President Barack Obama says climate change is a priority, and his recent track record suggests that he’s serious. But he's also taking some big steps backwards as well: On Monday, he cleared a major hurdle for Royal Dutch Shell to explore untapped oil reserves in the Arctic, 70 miles off the coast of Alaska in Chukchi Sea.
It’s not quite the final word on whether Shell will soon fumble its way through drilling in the Arctic. Though it's overcome a key hurdle by winning approval from the Bureau of Oceans Energy Management, the permit is conditional on approval from other federal and state agencies, and Shell must also prove it can comply with the Endangered Species Act.
But environmentalists are furious, arguing this sets up for a disaster akin to the 2010 BP Gulf of Mexico explosion, only worse. “Any major Arctic Ocean spill would be impossible to clean up,” Franz Matzner, director of the Beyond Oil Initiative at the Natural Resources Defense Council, said in a statement. “Some ideas are just non-starters, like drilling for oil in the Arctic Ocean,” Audubon President and CEO David Yarnold also said. “Spills under ice sheets can’t be controlled, and America doesn’t need the oil in order to maintain its energy independence.”
After all, Shell’s initial attempt at drilling in the icy waters in 2012 ended with two oil rigs running aground and one catching fire. Shell suspended its drilling and the Coast Guard followed up with a scathing report of the company's irresponsible practices.
According to Yarnold, letting Shell resume “is just cynical partisan politics, a public relations bone that the Obama administration is throwing to Shell.” Surely, the administration has faced pressure from Shell and Republican critics.
But Obama's decision is as much about geopolitics and the age-old myth of American energy independence as it is about bowing to corporate pressure. The Obama administration enjoys crediting its all-the-above energy policies that are reducing America’s reliance on foreign oil, and it may see Arctic drilling in the same light. At the same time, Russia wants to heavily push into the region, though it's facing its own challenges due to western sanctions. While China does not have Arctic territory, it is investing in Norwegian and Russian operations, which do have claims. Each country is looking to the Arctic's vast resources—estimated at 20 percent of untapped oil and gas reserves. Climate change, ironically, is making it easier to access these resources as the polar ice caps melt.

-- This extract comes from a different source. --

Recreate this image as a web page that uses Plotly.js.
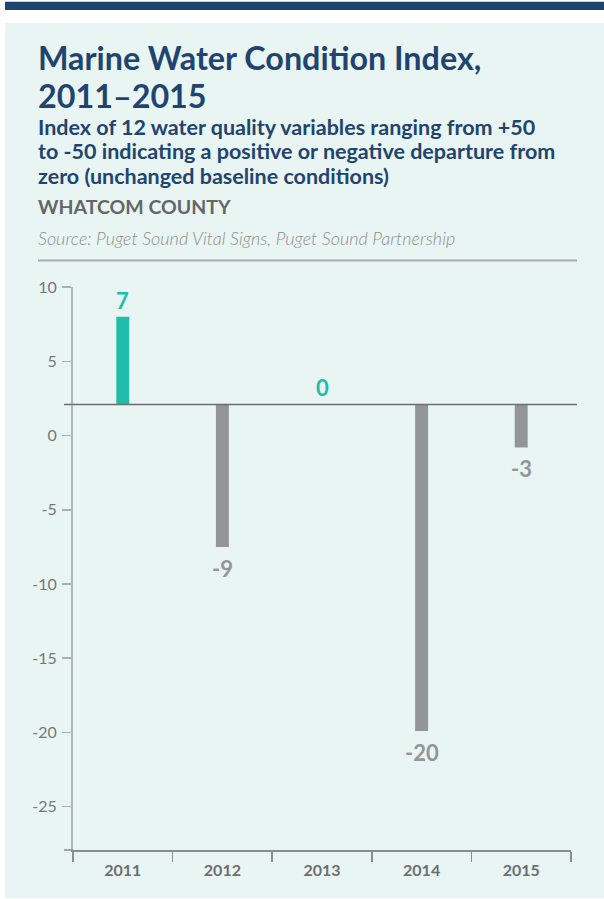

The U.S. does not want to miss out on this energy gold rush, even if it runs afoul of the administration's efforts on climate change. By removing barriers now for Shell, the U.S. hopes to capitalize early on a resource-rich region. The Arctic could mean a long-term, fundamental change to the world’s oil supply, since commerical production is still decades away. According to a 2012 report from the Center for Climate and Energy Solutions, melting sea ice is “ushering in a new era of Arctic geopolitics driven by global warming in combination with contemporaneous economic and political trends. The Arctic is therefore a bellwether for how climate change may reshape geopolitics in the post-Cold War era.” Countries are also ramping up their military presence in the Arctic, “with serious long-term ramifications for the peace, stability and security of the region,” says the report.
In April, the National Petroleum Council, a Department of Energy federal advisory committee, published a report making the case that development in the Arctic is as much a strategic choice as it is an economic one: “The United States has large offshore oil potential, similar to Russia and larger than Canada and Norway. Facilitating exploration in the U.S. Arctic would enhance national, economic, and energy security, benefit the people of the north and the United States as a whole, and position the United States to exercise global leadership.” The NPC itself is far from an unbiased source; it may not be labeled a lobbying group, but its representatives hail from the oil industry, including Shell. But the report carried enough weight to make its way into the citations of a Department of Energy Quadrennial Energy Review published weeks later.
The U.S. is poised to be a leader in the Arctic for plenty of other reasons besides drilling. In April, Secretary of State John Kerry took over as chair of the eight-country Arctic Council, a position he’ll occupy for the next two years. Kerry has vowed to make climate change a priority. But the White House's latest move suggests the climate is not the only one.